A book club in California has finally finished James Joyce’s Finnegans Wake after 28 years of meeting to discuss it one page at a time.

Finnegans Wake is a notoriously difficult read. Large parts of it seem to be written in made-up languages; some words look like a cat walked across the typewriter. It wasn’t easy for Joyce to write either, taking him 17 years to complete. 

A book club in Venice, California, chose Finnegans Wake as its group project in 1995. The literary scholars read the book over 28 years, taking their time to savour every page. 

According to The Guardian, experimental filmmaker Gerry Fialka hosted the club, which started reading the cryptic paperback in 1995. 

The group, ranging from ten to sometimes thirty people, would meet up once a month and read a page, only finishing the book this year.
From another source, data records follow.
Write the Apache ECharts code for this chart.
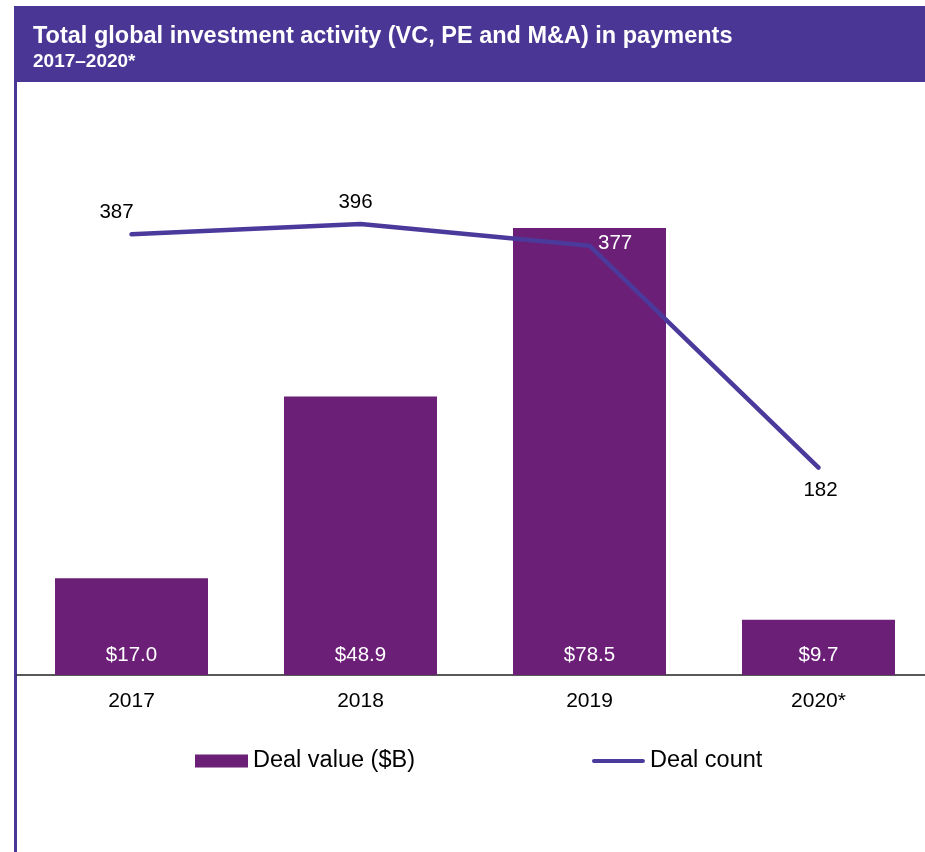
<!DOCTYPE html>
<html>
<head>
<meta charset="utf-8">
<script src="https://cdn.jsdelivr.net/npm/echarts@6/dist/echarts.min.js"></script>
<style>
	html, body { margin: 0; padding: 0; background: #fff; overflow: hidden; }
	#myChart { width: 933px; height: 852px; }
</style>
</head>
<body>
<div id="myChart"></div>
<script>
	// 数据
	var years = ['2017', '2018', '2019', '2020*'];
	var dealValue = [17.0, 48.9, 78.5, 9.7];
	var dealCount = [387, 396, 377, 182];

	var barColor = '#6b1f77';
	var lineColor = '#4b3a9b';
	var font = '"Liberation Sans", Arial, sans-serif';

	// label placement for the count line, one per point
	var countLabels = [
		{ position: 'top', offset: [-15, -6], color: '#000' },
		{ position: 'top', offset: [-5, -6], color: '#000' },
		{ position: 'right', distance: 8, offset: [0, -2], color: '#fff' },
		{ position: 'bottom', distance: 12, offset: [2, 0], color: '#000' }
	];

	var myChart = echarts.init(document.getElementById('myChart'));

	var option = {
		animation: false,
		title: {
			text: 'Total global investment activity (VC, PE and M&A) in payments',
			subtext: '2017\u20132020*',
			left: 28,
			top: 20,
			itemGap: 3,
			textStyle: {
				color: '#fff',
				fontFamily: font,
				fontWeight: 'bold',
				fontSize: 23.5
			},
			subtextStyle: {
				color: '#fff',
				fontFamily: font,
				fontWeight: 'bold',
				fontSize: 19
			}
		},
		graphic: [{
			type: 'rect',
			z: -1,
			shape: { x: 14, y: 6, width: 930, height: 76 },
			style: { fill: '#4a3795' }
		}, {
			type: 'line',
			shape: { x1: 15.5, y1: 82, x2: 15.5, y2: 852 },
			style: { stroke: '#4a3795', lineWidth: 3 }
		}],
		legend: {
			left: 190,
			top: 744,
			itemWidth: 53,
			itemHeight: 13,
			itemGap: 177,
			textStyle: {
				color: '#000',
				fontFamily: font,
				fontSize: 23.5
			},
			data: [
				{ name: 'Deal value ($B)', icon: 'rect' },
				{ name: 'Deal count', icon: 'path://M2,0 L51,0 A2,2 0 0 1 51,4 L2,4 A2,2 0 0 1 2,0 Z' }
			]
		},
		grid: {
			left: 17,
			right: 0,
			top: 105.6,
			bottom: 177
		},
		xAxis: {
			type: 'category',
			data: years,
			axisTick: { show: false },
			axisLine: { lineStyle: { color: '#222', width: 1.5 } },
			axisLabel: {
				color: '#000',
				fontFamily: font,
				fontSize: 21,
				margin: 16
			}
		},
		yAxis: [{
			type: 'value',
			min: 0,
			max: 100,
			show: false
		}, {
			type: 'value',
			min: 0,
			max: 500,
			show: false
		}],
		series: [{
			name: 'Deal value ($B)',
			type: 'bar',
			barWidth: 153,
			data: dealValue,
			itemStyle: { color: barColor },
			label: {
				show: true,
				position: 'insideBottom',
				distance: 9,
				color: '#fff',
				fontFamily: font,
				fontSize: 20.5,
				formatter: function(p) {
					return '$' + p.value.toFixed(1);
				}
			}
		}, {
			name: 'Deal count',
			type: 'line',
			yAxisIndex: 1,
			symbol: 'circle',
			symbolSize: 1,
			data: dealCount.map(function(v, i) {
				var l = countLabels[i];
				return {
					value: v,
					label: {
						show: true,
						position: l.position,
						distance: l.distance !== undefined ? l.distance : 5,
						offset: l.offset || [0, 0],
						color: l.color
					}
				};
			}),
			lineStyle: { color: lineColor, width: 4.5, cap: 'round' },
			itemStyle: { color: lineColor },
			label: {
				show: true,
				fontFamily: font,
				fontSize: 20.5
			}
		}]
	};

	myChart.setOption(option);
</script>
</body>
</html>
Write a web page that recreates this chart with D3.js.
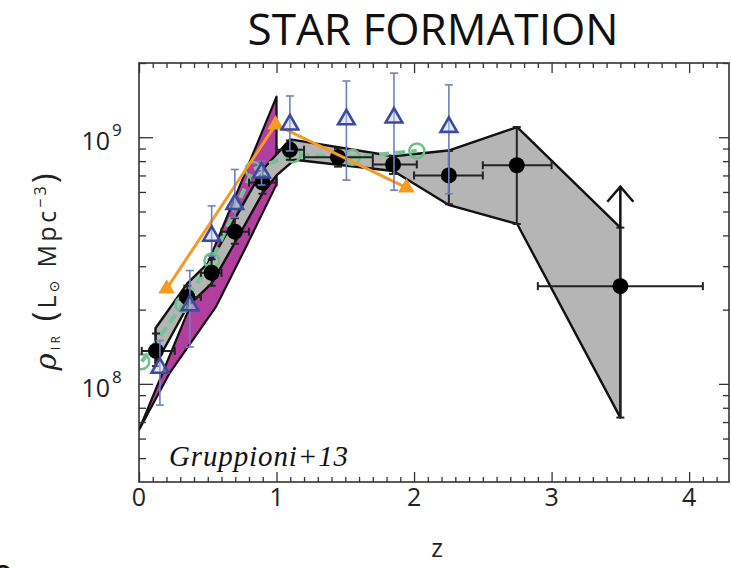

At first, they read two pages, but obviously, that was too much, so they cut it down to one page and a lengthy discussion each meeting. 

It seems like it was a fun time, with one member, Peter Quadrino, describing the experience as “like my brain just took a shower.” 

“In the course of a meeting, I have 30 different Wikipedia tabs open… You’re always learning about some new historical figure, or event, or some poet.” 

So, was it worth it? Did they glean some impactful meaning from the text? Not really, as Fialka told The Guardian, “I don’t want to lie; it wasn’t like I saw God… It wasn’t a big deal.” 

I guess it wasn’t really about the book in the end; we all just want an excuse to hang out with friends. How many people go fishing and never catch fish or watch a footy team that always loses? 

So, what’s the next book for the group? Well, they’re giving ‘Finnegans Wake’ another crack. 

As Fialka explained to The Guardian, “We didn’t end. The last sentence of the book ends mid-sentence, and then it picks up at the front of the book. It’s cyclical. It never ends.”